Elemental diets, in which all sources of protein are removed from the diet, are another dietary therapy. An elemental diet includes only an amino acid formula (building blocks of protein), with no whole or partial proteins. Simple sugars, salt and oils are permitted on an elemental diet. Because these formulas are not palatable, the use of a strict elemental diet may require a feeding tube. Amino-acid based formulas are very expensive and are only sometimes covered by health insurance. Elemental diets are effective in treating most people with EE. In children and young adults, consideration of developmental issues are paramount in deciding if these diets are appropriate and close follow up is always warranted.
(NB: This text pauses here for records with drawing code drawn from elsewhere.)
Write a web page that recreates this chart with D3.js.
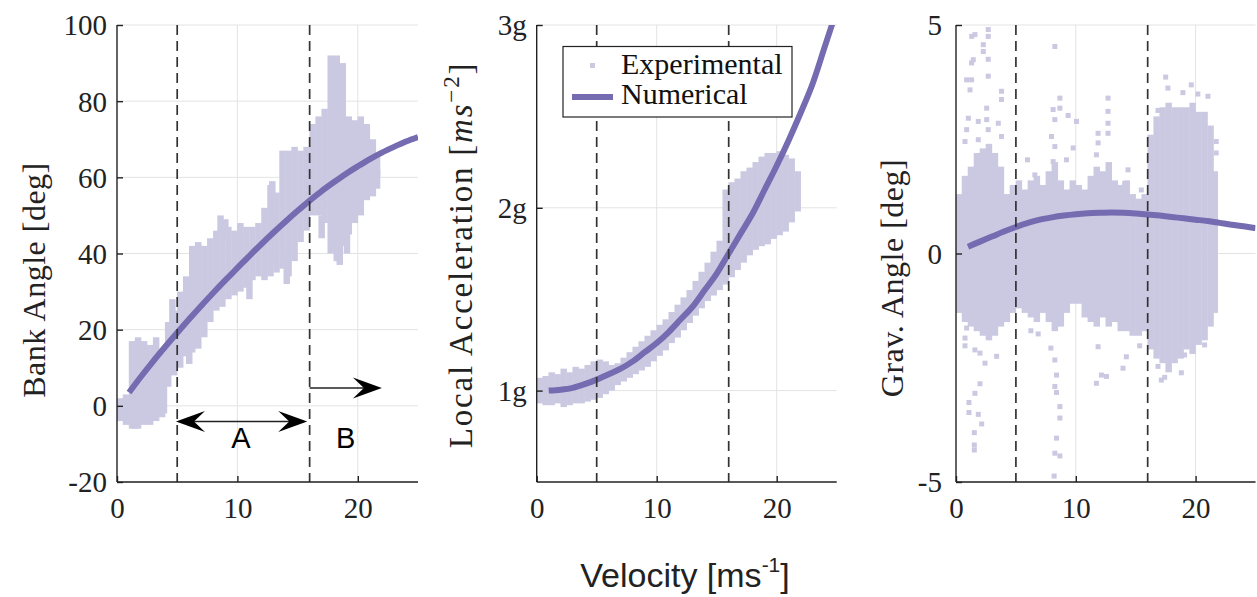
<!DOCTYPE html>
<html><head><meta charset="utf-8">
<script src="https://cdn.jsdelivr.net/npm/d3@7"></script>
<style>body{margin:0;background:#fff}svg{display:block}</style>
</head><body>
<svg id="chart" width="1257" height="597"></svg>
<script>
// ---------------- DATA ----------------
const velocityTicks = [0, 10, 20];
const dashedVelocities = [5, 16];
const bankTicks = [-20, 0, 20, 40, 60, 80, 100];
const accelTicks = [1, 2, 3];
const accelTickLabels = ["1g", "2g", "3g"];
const gravTicks = [-5, 0, 5];

const curveVelocity = [1,2,3,4,5,6,7,8,9,10,11,12,13,14,15,16,17,18,19,20,21,22,23,24,25];
const bankNumerical = [3.5,7.7,11.7,15.5,19.2,22.8,26.3,29.7,33.0,36.2,39.4,42.5,45.5,48.4,51.2,53.9,56.4,58.7,60.9,62.9,64.8,66.5,68.0,69.4,70.6];
const accelNumerical = [1.0,1.005,1.015,1.035,1.06,1.09,1.12,1.16,1.21,1.26,1.32,1.39,1.46,1.55,1.64,1.75,1.86,1.97,2.10,2.23,2.37,2.52,2.68,2.88,3.08];
const gravNumerical = [0.15,0.26,0.37,0.48,0.58,0.67,0.74,0.79,0.83,0.86,0.88,0.89,0.895,0.89,0.875,0.855,0.83,0.80,0.77,0.74,0.71,0.67,0.63,0.595,0.555];

// experimental clouds: [velocity, low, high]
const bankExperimental = [
 [0.25,-4,2],[0.75,-5,3],[1.25,-6,17],[1.75,-6,18],[2.25,-5,17],[2.75,-5,16],[3.25,-4,18],[3.75,-3,14],
 [4.25,5,22],[4.75,8,25],[5.25,10,30],[5.75,13,34],[6.25,14,42],[6.75,15,43],[7.25,18,42],[7.75,22,44],
 [8.25,25,46],[8.75,26,48],[9.25,28,47],[9.75,29,46],[10.25,30,48],[10.75,31,47],[11.25,33,47],[11.75,34,48],
 [12.25,33,52],[12.75,34,58],[13.25,35,56],[13.75,36,67],[14.25,34,67],[14.75,38,68],[15.25,43,67],[15.75,46,68],
 [16.25,50,74],[16.75,50,76],[17.25,48,78],[17.75,40,92],[18.25,38,92],[18.75,42,90],[19.25,45,76],[19.75,48,75],
 [20.25,50,76],[20.75,54,74],[21.25,55,70],[21.6,57,62],
 [1.5,-6,-3],[3.9,-2,8],[4.6,18,28],[8.6,45,50],[9.0,44,49],[12.9,38,59],[14.1,32,40],[17.0,44,50],
 [18.5,37,45],[19.1,40,50],[21.6,60,66],[11.0,28,34],[6.0,11,16]
];
const accelExperimental = [
 [0.25,0.93,1.07],[0.75,0.92,1.08],[1.25,0.92,1.10],[1.75,0.93,1.09],[2.25,0.91,1.12],[2.75,0.92,1.10],
 [3.25,0.93,1.13],[3.75,0.93,1.12],[4.25,0.94,1.14],[4.75,0.95,1.16],[5.25,0.96,1.17],[5.75,0.98,1.16],
 [6.25,1.0,1.14],[6.75,1.03,1.15],[7.25,1.05,1.18],[7.75,1.07,1.21],[8.25,1.09,1.24],[8.75,1.11,1.27],
 [9.25,1.13,1.30],[9.75,1.16,1.33],[10.25,1.19,1.36],[10.75,1.22,1.39],[11.25,1.26,1.43],[11.75,1.29,1.47],
 [12.25,1.33,1.51],[12.75,1.37,1.55],[13.25,1.41,1.60],[13.75,1.45,1.65],[14.25,1.49,1.70],[14.75,1.52,1.76],
 [15.25,1.55,1.82],[15.75,1.58,2.10],[16.25,1.62,2.14],[16.75,1.66,2.16],[17.25,1.70,2.20],[17.75,1.74,2.22],
 [18.25,1.77,2.25],[18.75,1.79,2.28],[19.25,1.80,2.30],[19.75,1.83,2.30],[20.25,1.85,2.31],[20.75,1.87,2.29],
 [21.25,1.92,2.27],[21.75,1.98,2.20]
];
const gravExperimental = [
 [0.25,-1.3,1.3],[0.75,-1.5,1.7],[1.25,-1.6,1.9],[1.75,-1.7,2.2],[2.25,-1.8,2.3],[2.75,-1.9,2.4],
 [3.25,-1.8,2.2],[3.75,-1.6,1.9],[4.25,-1.5,1.3],[4.75,-1.3,1.5],[5.25,-1.2,1.6],[5.75,-1.3,1.4],
 [6.25,-1.4,1.6],[6.75,-1.5,1.7],[7.25,-1.3,1.5],[7.75,-1.5,1.8],[8.25,-1.7,2.0],[8.75,-1.6,1.6],
 [9.25,-1.3,1.4],[9.75,-1.1,1.6],[10.25,-1.1,1.5],[10.75,-1.4,1.4],[11.25,-1.5,1.7],[11.75,-1.6,1.9],
 [12.25,-1.4,1.8],[12.75,-1.6,2.0],[13.25,-1.5,1.6],[13.75,-1.7,1.5],[14.25,-1.7,1.6],[14.75,-1.8,1.3],
 [15.25,-1.8,1.2],[15.75,-1.7,1.3],[16.25,-2.1,2.6],[16.75,-2.3,3.0],[17.25,-2.4,3.2],[17.75,-2.6,3.3],
 [18.25,-2.4,3.2],[18.75,-2.3,3.2],[19.25,-2.1,3.2],[19.75,-2.2,3.3],[20.25,-2.0,3.1],[20.75,-1.9,3.1],
 [21.25,-1.6,2.8],[21.6,-1.3,1.8]
];
// isolated experimental points: [velocity, angle]
const gravOutliers = [
 [1.31,4.75],[1.58,4.79],[2.69,4.9],[2.69,4.75],[2.28,4.57],[2.28,4.42],[1.44,4.24],[1.3,4.17],[2.69,4.25],
 [0.89,3.8],[1.3,3.8],[2.69,3.88],[1.17,3.58],[3.8,3.55],[3.8,3.37],[2.56,3.18],[1.03,2.96],[1.86,2.89],
 [2.56,2.93],[3.53,2.85],[0.89,2.71],[2.69,2.71],[1.86,2.49],[0.75,2.45],[3.8,2.56],
 [8.25,4.53],[8.67,3.4],[8.11,3.15],[8.67,3.18],[9.36,3.02],[8.25,2.93],[10.06,2.89],
 [12.69,3.4],[12.69,3.11],[12.69,2.85],[12.69,2.63],[11.86,2.63],[11.86,2.42],[7.97,2.56],[8.25,2.34],
 [9.78,2.31],[11.72,2.16],[9.22,2.05],[8.11,2.01],[5.97,2.05],[6.58,1.72],[14.36,1.83],[15.47,1.39],[14.08,1.53],
 [17.5,3.86],[19.64,3.69],[18.94,3.52],[21.03,3.44],[17.69,3.62],[20.19,3.49],[16.86,3.13],[21.72,2.45],[21.72,2.2],
 [0.89,-1.63],[0.75,-1.85],[0.75,-2.02],[1.58,-2.11],[2.0,-2.18],[2.42,-2.4],[3.39,-2.25],[2.0,-2.85],
 [1.58,-3.06],[1.08,-3.26],[1.08,-3.48],[1.86,-3.52],[2.14,-3.73],[1.53,-3.92],[1.53,-4.3],[1.53,-4.19],
 [6.25,-1.69],[6.86,-1.76],[7.92,-2.07],[8.25,-2.33],[8.39,-2.66],[8.25,-2.91],[8.39,-3.04],[8.67,-3.35],
 [8.67,-3.6],[8.39,-4.04],[8.25,-4.37],[8.67,-4.43],[8.19,-4.87],[11.72,-2.84],[12.14,-2.66],[12.56,-2.69],
 [13.94,-2.51],[14.22,-2.26],[11.86,-2.04],[15.33,-2.02],[16.86,-2.47],[17.42,-2.71],[17.14,-2.77],
 [18.81,-2.61],[19.08,-2.22],[20.75,-2.0],[20.06,-1.89]
];
const legendLabels = ["Experimental", "Numerical"];
// annotation arrows in panel 1: [fromV, toV, angle, doubleHeaded]
const regionArrows = [[4.9, 15.8, -4.1, true], [16, 22, 4.7, false]];
const regionLabels = [["A", 10.3, -11], ["B", 19.0, -11]];

// ---------------- STYLE / LAYOUT ----------------
const LIGHT = "#cbc9e2", DARK = "#756bb1", INK = "#222";
const SERIF = "'Liberation Serif','Times New Roman',serif";
const SANS = "'Liberation Sans',Arial,sans-serif";
const svg = d3.select("#chart");
const plotTop = 25, plotBottom = 482;

const panels = [
  {x0: 117, x1: 418, domain: [-20, 100], ticks: bankTicks, fmt: d => String(d),
   cloud: bankExperimental, curve: bankNumerical},
  {x0: 536.7, x1: 836.7, domain: [0.5, 3], ticks: accelTicks, fmt: (d,i) => accelTickLabels[i],
   cloud: accelExperimental, curve: accelNumerical},
  {x0: 956, x1: 1255.5, domain: [-5, 5], ticks: gravTicks, fmt: d => String(d),
   cloud: gravExperimental, curve: gravNumerical, outliers: gravOutliers}
];

panels.forEach((p, pi) => {
  const x = d3.scaleLinear().domain([0, 25]).range([p.x0, p.x1]);
  const y = d3.scaleLinear().domain(p.domain).range([plotBottom, plotTop]);
  const g = svg.append("g");
  const clipId = "clip" + pi;
  svg.append("clipPath").attr("id", clipId).append("rect")
    .attr("x", p.x0).attr("y", plotTop).attr("width", p.x1 - p.x0).attr("height", plotBottom - plotTop);

  const grid = g.append("g").attr("stroke", "#e3e3e3").attr("stroke-width", 1);
  velocityTicks.filter(v => v > 0).forEach(v =>
    grid.append("line").attr("x1", x(v)).attr("x2", x(v)).attr("y1", plotTop).attr("y2", plotBottom));
  p.ticks.forEach(t =>
    grid.append("line").attr("x1", p.x0).attr("x2", p.x1).attr("y1", y(t)).attr("y2", y(t)));

  const data = g.append("g").attr("clip-path", `url(#${clipId})`);
  data.append("g").selectAll("rect").data(p.cloud).join("rect")
    .attr("x", d => x(d[0] - 0.27)).attr("width", d => x(0.54) - x(0))
    .attr("y", d => y(d[2])).attr("height", d => y(d[1]) - y(d[2]))
    .attr("fill", LIGHT);
  if (p.outliers) {
    data.append("g").selectAll("rect").data(p.outliers).join("rect")
      .attr("x", d => x(d[0]) - 2.5).attr("y", d => y(d[1]) - 2.5)
      .attr("width", 5).attr("height", 5).attr("fill", LIGHT);
  }
  dashedVelocities.forEach(v =>
    g.append("line").attr("x1", x(v)).attr("x2", x(v)).attr("y1", plotTop).attr("y2", plotBottom)
      .attr("stroke", "#333").attr("stroke-width", 1.7).attr("stroke-dasharray", "10,6"));
  const line = d3.line().x((d, i) => x(curveVelocity[i])).y(d => y(d)).curve(d3.curveMonotoneX);
  data.append("path").datum(p.curve).attr("d", line)
    .attr("fill", "none").attr("stroke", DARK).attr("stroke-width", 6);

  const xAxis = d3.axisBottom(x).tickValues(velocityTicks).tickSizeInner(-6).tickSizeOuter(0).tickPadding(16);
  const yAxis = d3.axisLeft(y).tickValues(p.ticks).tickFormat(p.fmt).tickSizeInner(-6).tickSizeOuter(0).tickPadding(pi === 2 ? 14 : 10);
  const gx = g.append("g").attr("transform", `translate(0,${plotBottom})`).call(xAxis);
  const gy = g.append("g").attr("transform", `translate(${p.x0},0)`).call(yAxis);
  [gx, gy].forEach(a => {
    a.select(".domain").attr("stroke", INK).attr("stroke-width", 1.4);
    a.selectAll(".tick line").attr("stroke", INK).attr("stroke-width", 1.4);
    a.selectAll(".tick text").attr("fill", INK).attr("font-family", SERIF).attr("font-size", 29);
  });
  gx.selectAll(".tick text").attr("dy", "0.69em");
  gy.selectAll(".tick text").attr("dy", "0.34em");
  gx.select(".domain").attr("d", `M${p.x0},0H${p.x1}`);
  gy.select(".domain").attr("d", `M0,${plotBottom}V${plotTop}`);
});

function ylabel(xp, yc, fs, ls) {
  return svg.append("text").attr("transform", `translate(${xp},${yc}) rotate(-90)`)
    .attr("text-anchor", "middle").attr("font-family", SERIF).attr("font-size", fs)
    .attr("letter-spacing", ls).attr("fill", INK);
}
ylabel(45, 280, 32, 0.5).text("Bank Angle [deg]");
const al = ylabel(472, 255, 33, 1.8);
al.append("tspan").text("Local Acceleration [");
al.append("tspan").attr("font-style", "italic").text("ms");
al.append("tspan").attr("font-size", 23).attr("dy", -13).text("\u22122");
al.append("tspan").attr("dy", 13).text("]");
ylabel(903, 278, 32, 0.5).text("Grav. Angle [deg]");

const xl = svg.append("text").attr("x", 685).attr("y", 587).attr("text-anchor", "middle")
  .attr("font-family", SANS).attr("font-size", 34).attr("fill", INK);
xl.append("tspan").text("Velocity [ms");
xl.append("tspan").attr("font-size", 21).attr("dy", -15).text("-1");
xl.append("tspan").attr("dy", 15).text("]");

const lg = svg.append("g");
lg.append("rect").attr("x", 563).attr("y", 46.5).attr("width", 229).attr("height", 70.5)
  .attr("fill", "#fff").attr("stroke", "#222").attr("stroke-width", 1.2);
lg.append("rect").attr("x", 590).attr("y", 63).attr("width", 5).attr("height", 5).attr("fill", LIGHT);
lg.append("line").attr("x1", 572).attr("x2", 613).attr("y1", 97).attr("y2", 97)
  .attr("stroke", DARK).attr("stroke-width", 6);
legendLabels.forEach((t, i) => lg.append("text").attr("x", 621).attr("y", 74 + i * 30)
  .attr("font-family", SERIF).attr("font-size", 30).attr("fill", "#111").text(t));

const xa = d3.scaleLinear().domain([0, 25]).range([117, 418]);
const ya = d3.scaleLinear().domain([-20, 100]).range([plotBottom, plotTop]);
function head(xTip, yTip, dir) {
  const L = 29, H = 21;
  const pts = [[0,0],[-L,-H/2],[-0.62*L,0],[-L,H/2]].map(([a,b]) => [xTip + dir*a, yTip + b]);
  svg.append("path").attr("d", "M" + pts.map(q => q.join(",")).join("L") + "Z").attr("fill", "#000");
}
regionArrows.forEach(([a, b, v, dbl]) => {
  svg.append("line").attr("x1", xa(a) + (dbl ? 10 : 0)).attr("x2", xa(b) - 10)
    .attr("y1", ya(v)).attr("y2", ya(v)).attr("stroke", "#222").attr("stroke-width", 1.5);
  head(xa(b), ya(v), 1);
  if (dbl) head(xa(a), ya(v), -1);
});
regionLabels.forEach(([t, v, val]) => svg.append("text").attr("x", xa(v)).attr("y", ya(val))
  .attr("text-anchor", "middle").attr("font-family", SANS).attr("font-size", 29).attr("fill", "#000").text(t));
</script>
</body></html>
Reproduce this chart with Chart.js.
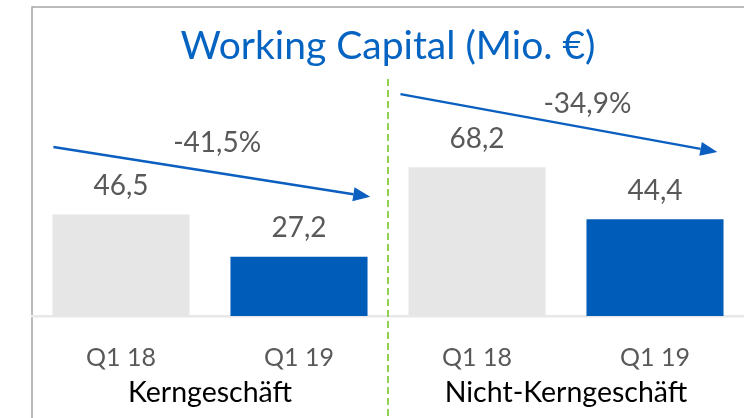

Children and adults who rely in part, or completely, on an elemental amino acid based formula may have a difficult time drinking enough of the formula. To maintain proper nutrition, some may require tube feedings directly into the stomach (enteral feeds). Tube feedings may be temporary i.e. weeks to months or in severe cases more permanent with placement of different types of medical feeding devices.

Food trials involve adding back one ingredient at a time to one’s diet to determine specific foods causing a reaction. Food trials begin after symptoms resolve and eosinophils have cleared. Food trials are handled differently by different professionals, but may involve repeat endoscopies with biopsies as foods are introduced to determine which foods are ‘safe’ for an individual.


Medications for Eosinophilic esophagitis most commonly include steroids to control inflammation and suppress the eosinophils. Steroids can be taken orally or topically (swallowed medicines traditionally used for asthma). For many patients, swallowed topical corticosteroids (fluticasone or budesonide) have led to EE remission (improvement while on treatment), though their long-term use for maintenance treatment has not been studied. For some people on swallowed steroids, Candida (yeast infections of the mouth and esophagus) can be a side effect. Acid suppressors may also help symptoms in some patients with reflux. Oral viscous budesonide is currently in clinical trials for the treatment of eosinophilic esophagitis.